Aktivitas masyarakat sering diadakan dalam surau, sehingga bisa diklasifikasikan fungsi surau antara lain: tempat shalat, tempat mengaji, belajar agama, asrama bagi para siswa, tempat merayakan hari besar Islam, upacara keagamaan, tempat suluk, tempat bertemu, berkumpul, rapat, penginapan bagi musafir da sebagainya. Sehingga jelas fungsi masjid hanya digunakan untuk pelaksanaan shalat lima waktu dan dua hari raya sehingga kebersihan dan kenyamanan tetap terjaga (Effendi & N, 2018, hal. 49). Sedangkan, surau lebih daripada kegiatan keagamaan dalam lingkungan masyarakat Minangkabau.

Surau dalam sistem adat Minangkabau didirikan oleh suatu kaum tertentu sebagai bangunan pelengkap rumah gadang, yang biasanya dibangun di atas tanah matrilinear, atau tanah wakaf yang diberikan penduduk desa. Namun demikian tidak setiap rumah gadang memilikinya, karena surau yang telah ada masih dapat menampung pemuda, musafir, dan pedagang jika melewati surau desa dan telat pulang ke rumah saat dalam perjalanannya.
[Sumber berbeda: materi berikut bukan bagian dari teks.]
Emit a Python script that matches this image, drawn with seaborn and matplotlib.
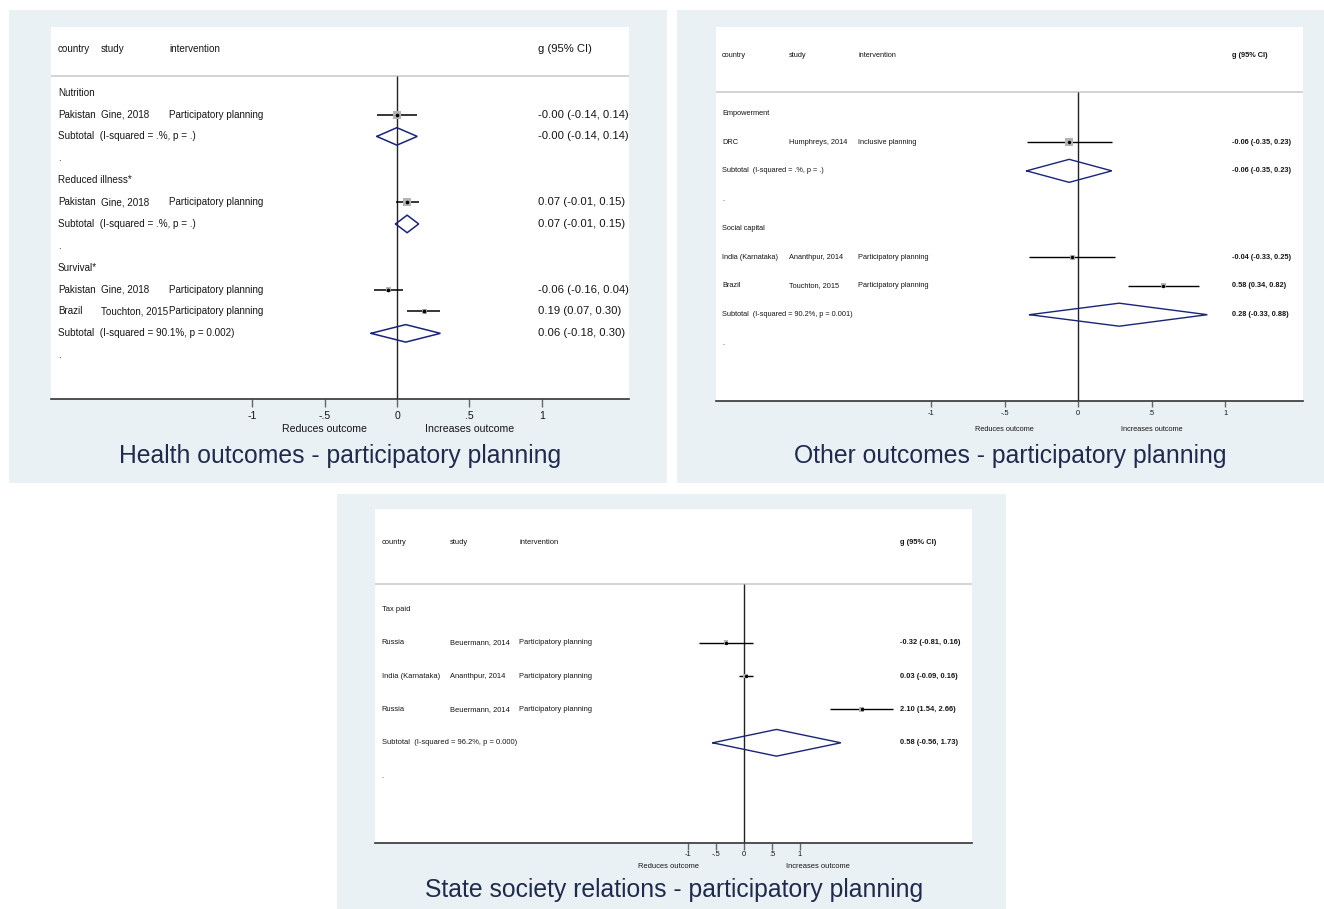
import numpy as np
import pandas as pd
import matplotlib
matplotlib.use("Agg")
import matplotlib.pyplot as plt
from matplotlib.patches import Rectangle
import matplotlib.transforms as mtransforms
import seaborn as sns

# ---------------- Health outcomes ----------------
health_groups = ["Nutrition", "Reduced illness*", "Survival*"]
health_group_idx = [0, 1, 2, 2]
health_country = ["Pakistan", "Pakistan", "Pakistan", "Brazil"]
health_study = ["Gine, 2018", "Gine, 2018", "Gine, 2018", "Touchton, 2015"]
health_intervention = ["Participatory planning"] * 4
health_g = [-0.001, 0.07, -0.06, 0.19]
health_lo = [-0.14, -0.01, -0.16, 0.07]
health_hi = [0.14, 0.15, 0.04, 0.30]
health_weight = [100.0, 100.0, 45.0, 40.0]
health_sub_g = [-0.001, 0.07, 0.06]
health_sub_lo = [-0.14, -0.01, -0.18]
health_sub_hi = [0.14, 0.15, 0.30]
health_sub_het = ["(I-squared = .%, p = .)",
                  "(I-squared = .%, p = .)",
                  "(I-squared = 90.1%, p = 0.002)"]

# ---------------- Other outcomes ----------------
other_groups = ["Empowerment", "Social capital"]
other_group_idx = [0, 1, 1]
other_country = ["DRC", "India (Karnataka)", "Brazil"]
other_study = ["Humphreys, 2014", "Ananthpur, 2014", "Touchton, 2015"]
other_intervention = ["Inclusive planning", "Participatory planning",
                      "Participatory planning"]
other_g = [-0.06, -0.04, 0.58]
other_lo = [-0.35, -0.33, 0.34]
other_hi = [0.23, 0.25, 0.82]
other_weight = [100.0, 45.0, 45.0]
other_sub_g = [-0.06, 0.28]
other_sub_lo = [-0.35, -0.33]
other_sub_hi = [0.23, 0.88]
other_sub_het = ["(I-squared = .%, p = .)",
                 "(I-squared = 90.2%, p = 0.001)"]

# ---------------- State society relations ----------------
state_groups = ["Tax paid"]
state_group_idx = [0, 0, 0]
state_country = ["Russia", "India (Karnataka)", "Russia"]
state_study = ["Beuermann, 2014", "Ananthpur, 2014", "Beuermann, 2014"]
state_intervention = ["Participatory planning"] * 3
state_g = [-0.32, 0.03, 2.10]
state_lo = [-0.81, -0.09, 1.54]
state_hi = [0.16, 0.16, 2.66]
state_weight = [33.0, 34.0, 33.0]
state_sub_g = [0.58]
state_sub_lo = [-0.56]
state_sub_hi = [1.73]
state_sub_het = ["(I-squared = 96.2%, p = 0.000)"]

tick_values = [-1, -0.5, 0, 0.5, 1]
tick_labels = ["-1", "-.5", "0", ".5", "1"]
header_cols = ["country", "study", "intervention", "g (95% CI)"]
favour_labels = ["Reduces outcome", "Increases outcome"]
panel_titles = ["Health outcomes - participatory planning",
                "Other outcomes - participatory planning",
                "State society relations - participatory planning"]


def fmt_effect(g, lo, hi):
    return f"{g:.2f} ({lo:.2f}, {hi:.2f})"


def build_rows(groups, gidx, country, study, interv, g, lo, hi, w,
               sg, slo, shi, shet):
    rows = []
    for k, name in enumerate(groups):
        rows.append(dict(kind="head", label=name))
        for i, gi in enumerate(gidx):
            if gi != k:
                continue
            rows.append(dict(kind="study", country=country[i], study=study[i],
                             interv=interv[i], g=g[i], lo=lo[i], hi=hi[i],
                             w=w[i]))
        rows.append(dict(kind="sub", label="Subtotal  " + shet[k],
                         g=sg[k], lo=slo[k], hi=shi[k]))
        rows.append(dict(kind="dot", label="."))
    df = pd.DataFrame(rows)
    df["row"] = np.arange(len(df), dtype=float)
    return df


panels = [
    build_rows(health_groups, health_group_idx, health_country, health_study,
               health_intervention, health_g, health_lo, health_hi,
               health_weight, health_sub_g, health_sub_lo, health_sub_hi,
               health_sub_het),
    build_rows(other_groups, other_group_idx, other_country, other_study,
               other_intervention, other_g, other_lo, other_hi, other_weight,
               other_sub_g, other_sub_lo, other_sub_hi, other_sub_het),
    build_rows(state_groups, state_group_idx, state_country, state_study,
               state_intervention, state_g, state_lo, state_hi, state_weight,
               state_sub_g, state_sub_lo, state_sub_hi, state_sub_het),
]

# ---------------- layout (pixels) ----------------
W, H = 1324, 909
BG = "#e9f1f4"
NAVY = "#1a2478"
TITLE_C = "#1f2b4e"
TXT = "#151515"

layouts = [
    dict(bg=(9, 10, 667, 483), ax=(51, 27, 629, 399), zero=397, scale=144.7,
         cols=[0.012, 0.0865, 0.204, 0.8426], fs=7.1, vfs=8.1, tfs=7.6,
         bold=False, fav_x=[-0.5, 0.5], fav_y=429, title_xy=(340, 456),
         tick_len=5.8, tick_pad=2.5, box_pt=5.8, dot_s=7, lw=1.1),
    dict(bg=(677, 10, 1324, 483), ax=(716, 27, 1303, 401), zero=1078,
         scale=147.0, cols=[0.0102, 0.124, 0.242, 0.879], fs=5.3, vfs=5.3,
         tfs=5.3, bold=True, fav_x=[-0.5, 0.5], fav_y=429,
         title_xy=(1010, 456), tick_len=4.6, tick_pad=1.8, box_pt=5.5,
         dot_s=6, lw=1.0),
    dict(bg=(337, 494, 1006, 909), ax=(375, 509, 972, 843), zero=744,
         scale=56.0, cols=[0.0109, 0.125, 0.242, 0.879], fs=5.4, vfs=5.4,
         tfs=5.4, bold=True, fav_x=[-1.357, 1.32], fav_y=867,
         title_xy=(674, 890), tick_len=4.8, tick_pad=1.2, box_pt=5.5,
         dot_s=6, lw=1.0),
]

sns.set_style("white")
plt.rcParams["font.family"] = ["Liberation Sans", "DejaVu Sans"]

fig = plt.figure(figsize=(W / 100, H / 100), dpi=100)
fig.patch.set_facecolor("white")

for df, lay, title in zip(panels, layouts, panel_titles):
    x0, y0, x1, y1 = lay["bg"]
    fig.add_artist(Rectangle((x0 / W, 1 - y1 / H), (x1 - x0) / W,
                             (y1 - y0) / H, transform=fig.transFigure,
                             facecolor=BG, edgecolor="none", zorder=-5))
    ax0, ay0, ax1, ay1 = lay["ax"]
    ax = fig.add_axes([ax0 / W, 1 - ay1 / H, (ax1 - ax0) / W, (ay1 - ay0) / H])
    ax.set_facecolor("white")

    n = len(df)
    ax.set_xlim((ax0 - lay["zero"]) / lay["scale"],
                (ax1 - lay["zero"]) / lay["scale"])
    ax.set_ylim(n + 1, -3)

    # header separator and line of no effect
    ax.axhline(-0.75, color="#cccccc", lw=1.2, zorder=1)
    ax.vlines(0, -0.75, n + 1, color="#222222", lw=1.0, zorder=2)

    studies = df[df["kind"] == "study"]
    subs = df[df["kind"] == "sub"]

    # confidence intervals
    ax.hlines(studies["row"], studies["lo"], studies["hi"], color="black",
              lw=lay["lw"], zorder=3)
    # weight boxes
    box_sizes = (lay["box_pt"] * np.sqrt(studies["w"].to_numpy() / 100.0)) ** 2
    sns.scatterplot(x=studies["g"].to_numpy(), y=studies["row"].to_numpy(),
                    s=box_sizes, marker="s", color="#b4b4b4", linewidth=0,
                    ax=ax, zorder=4, legend=False)
    # point estimates
    sns.scatterplot(x=studies["g"].to_numpy(), y=studies["row"].to_numpy(),
                    s=lay["dot_s"], marker="o", color="black", linewidth=0,
                    ax=ax, zorder=5, legend=False)
    # pooled diamonds
    for _, r in subs.iterrows():
        h = 0.4
        ax.plot([r["lo"], r["g"], r["hi"], r["g"], r["lo"]],
                [r["row"], r["row"] - h, r["row"], r["row"] + h, r["row"]],
                color=NAVY, lw=lay["lw"], zorder=4, solid_joinstyle="miter")

    # text columns
    tr = mtransforms.blended_transform_factory(ax.transAxes, ax.transData)
    c = lay["cols"]
    rw = "bold" if lay["bold"] else "normal"
    kw = dict(transform=tr, va="center", ha="left", color=TXT)
    for cx, lab in zip(c, header_cols):
        if lab.startswith("g"):
            ax.text(cx, -2, lab, fontsize=lay["vfs"], fontweight=rw, **kw)
        else:
            ax.text(cx, -2, lab, fontsize=lay["fs"], **kw)
    for _, r in df.iterrows():
        y = r["row"]
        if r["kind"] in ("head", "dot"):
            ax.text(c[0], y, r["label"], fontsize=lay["fs"], **kw)
        elif r["kind"] == "study":
            ax.text(c[0], y, r["country"], fontsize=lay["fs"], **kw)
            ax.text(c[1], y, r["study"], fontsize=lay["fs"], **kw)
            ax.text(c[2], y, r["interv"], fontsize=lay["fs"], **kw)
            ax.text(c[3], y, fmt_effect(r["g"], r["lo"], r["hi"]),
                    fontsize=lay["vfs"], fontweight=rw, **kw)
        else:
            ax.text(c[0], y, r["label"], fontsize=lay["fs"], **kw)
            ax.text(c[3], y, fmt_effect(r["g"], r["lo"], r["hi"]),
                    fontsize=lay["vfs"], fontweight=rw, **kw)

    # axis styling
    for side in ("top", "left", "right"):
        ax.spines[side].set_visible(False)
    ax.spines["bottom"].set_color("#333333")
    ax.spines["bottom"].set_linewidth(1.2)
    ax.set_yticks([])
    ax.set_xticks(tick_values, tick_labels)
    ax.tick_params(axis="x", direction="out", length=lay["tick_len"],
                   width=1.0, color="#666666", labelsize=lay["tfs"],
                   pad=lay["tick_pad"], labelcolor=TXT, bottom=True)
    ax.set_xlabel("")
    ax.set_ylabel("")
    ax.grid(False)

    fy = -(lay["fav_y"] - ay1) / (ay1 - ay0)
    for fx, lab in zip(lay["fav_x"], favour_labels):
        ax.text(fx, fy, lab, transform=ax.get_xaxis_transform(), ha="center",
                va="center", fontsize=lay["tfs"], color=TXT, clip_on=False)

    tx, ty = lay["title_xy"]
    fig.text(tx / W, 1 - ty / H, title, ha="center", va="center",
             fontsize=17.8, color=TITLE_C)

fig.savefig("out.png", dpi=100, facecolor="white")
Ajaran-ajaran adat juga diberikan kepada para pemuda Minangkabau selesai belajar kitab dan sesudah shalat Isya. Biasanya dalam suasana santai menjelang tidur para murid akan dikenalkan dengan berbagai istilah adat dan aturan-aturan adat bermasyarakat di Minangkabau berupa petatah-petitih yang sangat berguna dalam kehidupan bermasyarakat.

Ketika para murid selesai belajar di surau dan mampu menggabungkan kemampuan agama dengan kemampuan adat dalam satu kesatuan yang saling melengkapi, bukan saling mempertentangkannya. Surau betul-betul memiliki fungsi yang sangat besar dalam menata dan menjaga kelangsungan sistem kehidupan bermasyarakat di Minangkabau. Kondisi seperti ini pemangku adat dan agama menyatu dalam institusi surau, tidak ditemukan pertentangan antara pemegang kebijakan agama dengan mereka yang memegang otoritas penuh adat dan budaya. Segala persoalan yang muncul akan diselesaikan di surau (Indryani, hal. 13-14).

Surau yang merupakan pusat transformasi keilmuan di Minangkabau sebenarnya dimulai dari kaum keluarga sehingga muncul ungkapan dari ninik turun ke mamak, dari mamak turun ke kamanakan”. Maka, konstruksi lembaga surau terdiri dari mamak sebagai guru, kemenakan sebagai murid, surau sebagai sarana, dan bahan ajarnya adalah nilai-nilai yang dianggap berguna untuk bekal hidup bagi generasi di masa mendatang.

Dengan demikian, surau mempunyai multifungsi, karena ia juga menjadi pusat informasi dan tempat terjadinya interaksi sosial-budaya dan tradisi keagamaan terhadap kawula pemuda Minangkabau masa dahulu. Berdasarkan fenomena ini surau menjadi bagian yang tidak terpisahkan dari masyarakat Minangkabau. Hal ini melahirkan kebijakan yang mengharuskan surau dibangun berdampingan dengan rumah gadang suatu kaum pada masa klasik Minangkabau.